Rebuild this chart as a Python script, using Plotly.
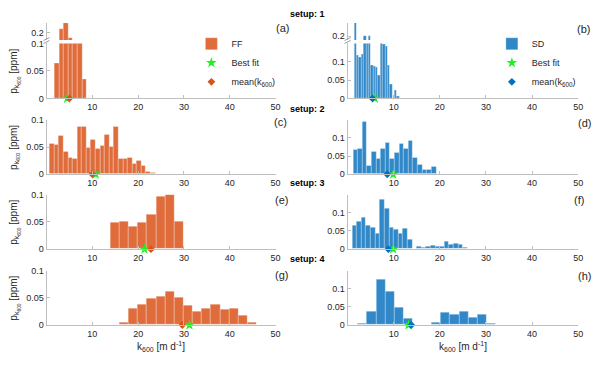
import plotly.graph_objects as go

# ---- data (bin start, bin width, bar heights) ----
ff1_start, ff1_width = 1.75, 1.0
ff1 = [0.064, 0.207, 0.219, 0.188, 0.13, 0.13, 0.034]
sd1_start, sd1_width = 1.46, 0.515
sd1 = [0.24, 0.117, 0.113, 0.12, 0.201, 0.16, 0.201, 0.09, 0.088, 0.085, 0.064,
       0.16, 0.148, 0.143, 0.09, 0.037, 0.0, 0.023, 0.005]

ff2_start, ff2_width = 0.7, 1.0
ff2 = [0.056, 0.054, 0.071, 0.041, 0.031, 0.028, 0.088, 0.088, 0.049, 0.064, 0.047, 0.052,
       0.073, 0.050, 0.087, 0.028, 0.028, 0.031, 0.020, 0.024, 0.016, 0.004, 0.0025]
sd2_start, sd2_width = 1.2, 1.0
sd2 = [0.067, 0.069, 0.145, 0.024, 0.062, 0.042, 0.071, 0.087, 0.042, 0.060, 0.084, 0.071,
       0.091, 0.046, 0.026, 0.011, 0.011, 0.020]

ff3_start, ff3_width = 13.9, 2.0
ff3 = [0.049, 0.051, 0.041, 0.048, 0.064, 0.097, 0.1, 0.050]
sd3_start, sd3_width = 1.0, 1.0
sd3 = [0.065, 0.075, 0.086, 0.065, 0.060, 0.042, 0.135, 0.112, 0.059, 0.053, 0.042, 0.057,
       0.027, 0.0, 0.0055, 0.004, 0.007, 0.010, 0.007, 0.007, 0.021, 0.012, 0.015, 0.012,
       0.003, 0.002]

ff4_start, ff4_width = 15.9, 2.0
ff4 = [0.004, 0.030, 0.037, 0.049, 0.053, 0.062, 0.051, 0.035, 0.024, 0.030, 0.037, 0.028,
       0.031, 0.018, 0.005]
sd4_start, sd4_width = 2.2, 2.0
sd4 = [0.005, 0.0375, 0.124, 0.091, 0.049, 0.017, 0.0, 0.0, 0.008, 0.035, 0.029, 0.0375,
       0.020, 0.029, 0.005]

# panels a..h: best fit and mean(k600)
best_fit = [4.5, 5.9, 10.75, 9.9, 21.4, 9.9, 31.2, 13.2]
mean_k = [5.0, 5.4, 10.0, 8.6, 22.8, 8.85, 29.65, 13.8]

panel_labels = ['(a)', '(b)', '(c)', '(d)', '(e)', '(f)', '(g)', '(h)']
setup_titles = ['setup: 1', 'setup: 2', 'setup: 3', 'setup: 4']
x_ticks = [10, 20, 30, 40, 50]
y_ticks = [0, 0.05, 0.1]

ff_color = '#DF6C3A'
sd_color = '#3088C8'
ff_mean_color = '#D95319'
sd_mean_color = '#0072BD'
star_color = '#22EE22'
axis_color = '#BFBFBF'
text_color = '#262626'
FONT = 'Liberation Sans, Arial, sans-serif'

W, H = 600, 366


def py(p):
    return 1 - p / H


left_dom = [46.9 / W, 277.9 / W]
right_dom = [350.5 / W, 583.0 / W]
row_dom = [
    [py(96), py(39.5)],
    [py(174), py(118)],
    [py(251), py(195)],
    [py(329), py(273)],
]
upper_dom = [py(36), py(18.5)]

fig = go.Figure()


def centers(start, width, vals):
    return [start + width * (i + 0.5) for i in range(len(vals))]


def add_hist(start, width, vals, color, xa, ya, name=None, legend=None, show=False):
    fig.add_trace(go.Bar(
        x=centers(start, width, vals), y=vals, width=width,
        marker=dict(color=color, line=dict(color='rgba(255,255,255,0.45)', width=0.6)),
        name=name, showlegend=show, legend=legend,
        xaxis=xa, yaxis=ya, hoverinfo='skip'))


def add_marks(i, mcolor, xa, ya, legend=None, show=False):
    fig.add_trace(go.Scatter(
        x=[best_fit[i]], y=[0], mode='markers', name='Best fit',
        marker=dict(symbol='star', size=8, color=star_color, line=dict(width=0)),
        showlegend=show, legend=legend, xaxis=xa, yaxis=ya, cliponaxis=False))
    fig.add_trace(go.Scatter(
        x=[mean_k[i]], y=[0], mode='markers', name='mean(k<sub>600</sub>)',
        marker=dict(symbol='diamond', size=6, color=mcolor, line=dict(width=0)),
        showlegend=show, legend=legend, xaxis=xa, yaxis=ya, cliponaxis=False))


ff_sets = [(ff1_start, ff1_width, ff1), (ff2_start, ff2_width, ff2),
           (ff3_start, ff3_width, ff3), (ff4_start, ff4_width, ff4)]
sd_sets = [(sd1_start, sd1_width, sd1), (sd2_start, sd2_width, sd2),
           (sd3_start, sd3_width, sd3), (sd4_start, sd4_width, sd4)]

# axis numbering: row r (0..3) left -> 2r+1, right -> 2r+2 ; row-1 upper parts -> 9, 10
for r in range(4):
    li, ri = 2 * r + 1, 2 * r + 2
    lx, ly = f'x{li}', f'y{li}'
    rx, ry = f'x{ri}', f'y{ri}'
    s, w, v = ff_sets[r]
    add_hist(s, w, v, ff_color, lx, ly, 'FF', 'legend', r == 0)
    s, w, v = sd_sets[r]
    add_hist(s, w, v, sd_color, rx, ry, 'SD', 'legend2', r == 0)
    if r == 0:
        add_hist(*ff_sets[0], ff_color, 'x9', 'y9')
        add_hist(*sd_sets[0], sd_color, 'x10', 'y10')
    add_marks(2 * r, ff_mean_color, lx, ly, 'legend', r == 0)
    add_marks(2 * r + 1, sd_mean_color, rx, ry, 'legend2', r == 0)

axis_common = dict(
    showline=True, linecolor=axis_color, linewidth=1, showgrid=False, zeroline=False,
    ticks='inside', ticklen=3, tickcolor=axis_color,
    tickfont=dict(family=FONT, size=9, color=text_color),
)

layout = dict()
for r in range(4):
    for side in range(2):
        i = 2 * r + 1 + side
        dom = left_dom if side == 0 else right_dom
        layout[f'xaxis{i}'] = dict(axis_common, domain=dom, range=[0, 50], anchor=f'y{i}',
                                   tickvals=x_ticks)
        layout[f'yaxis{i}'] = dict(axis_common, domain=row_dom[r], anchor=f'x{i}',
                                   range=[0, 0.1] if side == 0 else [0, 0.15],
                                   tickvals=y_ticks, ticktext=['0', '0.05', '0.1'])

# upper (broken) parts of row 1
layout['xaxis9'] = dict(domain=left_dom, range=[0, 50], anchor='y9', visible=False)
layout['yaxis9'] = dict(axis_common, domain=upper_dom, anchor='x9', range=[0.184, 0.22],
                        tickvals=[0.2], ticktext=['0.2'])
layout['xaxis10'] = dict(domain=right_dom, range=[0, 50], anchor='y10', visible=False)
layout['yaxis10'] = dict(axis_common, domain=upper_dom, anchor='x10', range=[0.19, 0.235],
                         tickvals=[0.2], ticktext=['0.2'])

fig.update_layout(**layout)

annotations = []
label_pos = [(285, 24), (588, 25), (283, 120), (589, 121), (284, 200), (584, 200), (284, 278), (589, 279)]
for lab, (xp, yp) in zip(panel_labels, label_pos):
    annotations.append(dict(x=xp / W, y=py(yp), xref='paper', yref='paper', text=lab,
                            showarrow=False, xanchor='center', yanchor='middle',
                            font=dict(family=FONT, size=11, color=text_color)))
for t, yp in zip(setup_titles, [9.5, 107, 183, 261]):
    annotations.append(dict(x=310 / W, y=py(yp), xref='paper', yref='paper', text=f'<b>{t}</b>',
                            showarrow=False, xanchor='center', yanchor='middle',
                            font=dict(family=FONT, size=9, color='#000000')))
for r in range(4):
    yc = (row_dom[r][0] + row_dom[r][1]) / 2
    annotations.append(dict(x=15 / W, y=yc, xref='paper', yref='paper',
                            text='p<sub>k<sub>600</sub></sub> [ppm]', textangle=-90,
                            showarrow=False, xanchor='center', yanchor='middle',
                            font=dict(family=FONT, size=10, color=text_color)))
for xc in [162 / W, 467 / W]:
    annotations.append(dict(x=xc, y=py(351), xref='paper', yref='paper',
                            text='k<sub>600</sub> [m d<sup>-1</sup>]',
                            showarrow=False, xanchor='center', yanchor='middle',
                            font=dict(family=FONT, size=10, color=text_color)))

# break marks on the row-1 y axes
shapes = []
for x0 in [46.9, 350.5]:
    for dy in [0, 3]:
        shapes.append(dict(type='line', xref='paper', yref='paper',
                           x0=(x0 - 3) / W, x1=(x0 + 3) / W,
                           y0=py(39.5 - dy), y1=py(36.5 - dy),
                           line=dict(color='#9A9A9A', width=1)))

legend_style = dict(font=dict(family=FONT, size=9, color=text_color),
                    bgcolor='rgba(0,0,0,0)', itemwidth=30, xanchor='left', yanchor='top',
                    tracegroupgap=0)

fig.update_layout(
    width=W, height=H, autosize=False,
    margin=dict(l=0, r=0, t=0, b=0),
    paper_bgcolor='white', plot_bgcolor='white',
    font=dict(family=FONT, size=9, color=text_color),
    bargap=0,
    annotations=annotations,
    shapes=shapes,
    legend=dict(legend_style, x=193 / W, y=py(25)),
    legend2=dict(legend_style, x=496 / W, y=py(25)),
)

fig.write_html('out.html', config={'displayModeBar': False},
               post_script="document.body.style.margin='0';")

**PROBLEM DETAILS**
Copy nothing but the lines from the top of the data down to the line containing "import plotly.graph_objects as go", and leave the pictures out.

**ANSWER BELOW**
Rebuild this chart as a Python script, using Plotly.
import plotly.graph_objects as go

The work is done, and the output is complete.